• Source data:
-.-.-
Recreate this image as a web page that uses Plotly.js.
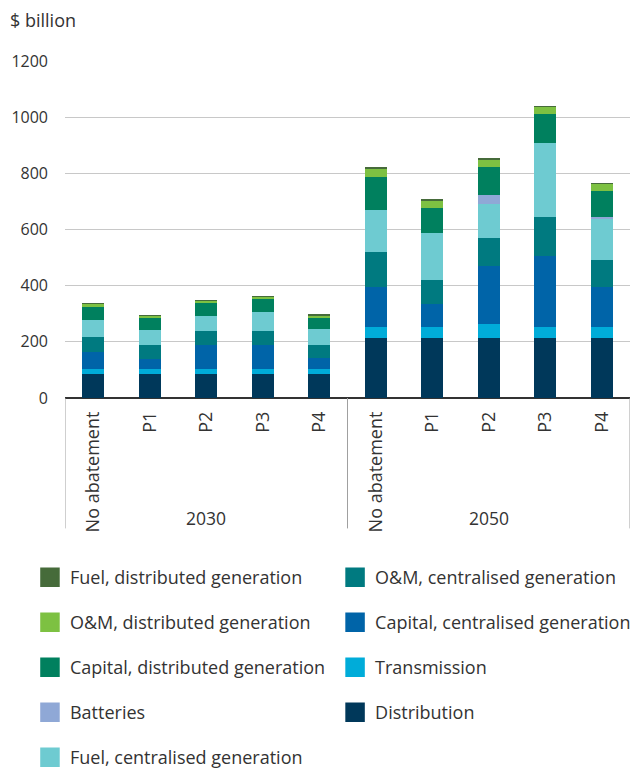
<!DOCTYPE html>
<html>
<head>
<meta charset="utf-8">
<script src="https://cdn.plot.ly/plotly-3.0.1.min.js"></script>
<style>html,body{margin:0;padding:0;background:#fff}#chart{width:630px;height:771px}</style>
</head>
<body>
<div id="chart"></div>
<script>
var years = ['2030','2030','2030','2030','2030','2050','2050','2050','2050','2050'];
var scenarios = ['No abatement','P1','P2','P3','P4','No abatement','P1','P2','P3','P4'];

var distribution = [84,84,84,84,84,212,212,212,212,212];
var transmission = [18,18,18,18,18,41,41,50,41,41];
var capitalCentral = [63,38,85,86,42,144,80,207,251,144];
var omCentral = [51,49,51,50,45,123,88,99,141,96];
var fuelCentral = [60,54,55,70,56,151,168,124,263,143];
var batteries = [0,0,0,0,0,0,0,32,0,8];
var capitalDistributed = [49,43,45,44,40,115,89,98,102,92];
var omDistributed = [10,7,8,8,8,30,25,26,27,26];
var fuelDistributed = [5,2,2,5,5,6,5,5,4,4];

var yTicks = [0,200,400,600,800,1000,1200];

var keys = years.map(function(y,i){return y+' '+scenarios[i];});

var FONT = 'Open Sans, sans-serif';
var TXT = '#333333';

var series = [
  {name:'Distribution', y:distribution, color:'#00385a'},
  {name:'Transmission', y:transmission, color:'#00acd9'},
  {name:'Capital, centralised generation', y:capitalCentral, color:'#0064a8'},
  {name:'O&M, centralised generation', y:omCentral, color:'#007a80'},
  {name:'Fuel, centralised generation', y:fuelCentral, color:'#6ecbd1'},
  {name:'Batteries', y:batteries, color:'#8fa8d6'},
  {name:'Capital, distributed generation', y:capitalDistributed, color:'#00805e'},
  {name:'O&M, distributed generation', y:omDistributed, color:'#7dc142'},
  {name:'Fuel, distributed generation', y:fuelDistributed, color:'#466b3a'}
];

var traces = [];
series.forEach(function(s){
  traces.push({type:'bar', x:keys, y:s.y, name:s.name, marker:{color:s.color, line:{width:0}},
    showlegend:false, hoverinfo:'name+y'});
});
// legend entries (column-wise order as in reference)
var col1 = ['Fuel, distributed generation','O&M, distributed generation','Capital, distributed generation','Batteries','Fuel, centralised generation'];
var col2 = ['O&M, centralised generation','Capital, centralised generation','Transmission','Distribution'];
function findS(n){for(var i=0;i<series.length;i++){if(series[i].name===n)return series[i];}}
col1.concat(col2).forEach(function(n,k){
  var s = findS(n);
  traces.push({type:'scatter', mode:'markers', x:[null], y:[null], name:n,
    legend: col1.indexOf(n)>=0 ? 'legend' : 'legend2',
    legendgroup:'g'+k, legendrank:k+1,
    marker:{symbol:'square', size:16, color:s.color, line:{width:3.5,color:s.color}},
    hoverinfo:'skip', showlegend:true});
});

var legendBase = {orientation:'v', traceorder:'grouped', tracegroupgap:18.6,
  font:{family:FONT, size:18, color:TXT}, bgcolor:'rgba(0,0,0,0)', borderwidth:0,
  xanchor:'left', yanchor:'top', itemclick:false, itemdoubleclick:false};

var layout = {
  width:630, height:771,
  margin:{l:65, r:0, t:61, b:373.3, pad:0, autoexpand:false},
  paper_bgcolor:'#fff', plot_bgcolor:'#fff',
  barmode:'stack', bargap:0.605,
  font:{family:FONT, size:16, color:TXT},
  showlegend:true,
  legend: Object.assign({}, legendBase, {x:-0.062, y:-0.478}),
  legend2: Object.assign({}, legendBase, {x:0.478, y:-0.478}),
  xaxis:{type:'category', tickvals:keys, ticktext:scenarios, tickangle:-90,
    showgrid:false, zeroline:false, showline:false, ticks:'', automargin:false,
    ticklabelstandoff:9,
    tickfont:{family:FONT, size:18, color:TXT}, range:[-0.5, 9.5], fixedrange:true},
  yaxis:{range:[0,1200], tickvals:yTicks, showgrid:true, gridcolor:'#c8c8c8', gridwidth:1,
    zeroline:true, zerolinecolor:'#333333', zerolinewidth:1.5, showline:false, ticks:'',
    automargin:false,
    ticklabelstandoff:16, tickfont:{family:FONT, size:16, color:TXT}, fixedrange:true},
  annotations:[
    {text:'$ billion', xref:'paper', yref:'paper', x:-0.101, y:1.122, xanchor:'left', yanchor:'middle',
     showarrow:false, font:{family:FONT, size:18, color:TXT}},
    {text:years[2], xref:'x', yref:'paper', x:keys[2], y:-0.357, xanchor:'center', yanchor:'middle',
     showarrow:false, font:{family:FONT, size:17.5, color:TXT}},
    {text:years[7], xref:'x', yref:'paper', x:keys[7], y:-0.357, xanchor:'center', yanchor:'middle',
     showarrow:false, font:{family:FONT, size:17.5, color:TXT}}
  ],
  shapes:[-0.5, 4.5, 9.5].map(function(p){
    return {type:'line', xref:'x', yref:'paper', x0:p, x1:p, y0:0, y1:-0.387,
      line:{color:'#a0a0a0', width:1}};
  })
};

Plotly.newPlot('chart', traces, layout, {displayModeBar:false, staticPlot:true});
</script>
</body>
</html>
-.-.-
• Stated task:
Reproduce the material above from its first line through the line containing "var TXT = '#333333';", both ends included, and skip every picture.

• Completed task:
Recreate this image as a web page that uses Plotly.js.
<!DOCTYPE html>
<html>
<head>
<meta charset="utf-8">
<script src="https://cdn.plot.ly/plotly-3.0.1.min.js"></script>
<style>html,body{margin:0;padding:0;background:#fff}#chart{width:630px;height:771px}</style>
</head>
<body>
<div id="chart"></div>
<script>
var years = ['2030','2030','2030','2030','2030','2050','2050','2050','2050','2050'];
var scenarios = ['No abatement','P1','P2','P3','P4','No abatement','P1','P2','P3','P4'];

var distribution = [84,84,84,84,84,212,212,212,212,212];
var transmission = [18,18,18,18,18,41,41,50,41,41];
var capitalCentral = [63,38,85,86,42,144,80,207,251,144];
var omCentral = [51,49,51,50,45,123,88,99,141,96];
var fuelCentral = [60,54,55,70,56,151,168,124,263,143];
var batteries = [0,0,0,0,0,0,0,32,0,8];
var capitalDistributed = [49,43,45,44,40,115,89,98,102,92];
var omDistributed = [10,7,8,8,8,30,25,26,27,26];
var fuelDistributed = [5,2,2,5,5,6,5,5,4,4];

var yTicks = [0,200,400,600,800,1000,1200];

var keys = years.map(function(y,i){return y+' '+scenarios[i];});

var FONT = 'Open Sans, sans-serif';
var TXT = '#333333';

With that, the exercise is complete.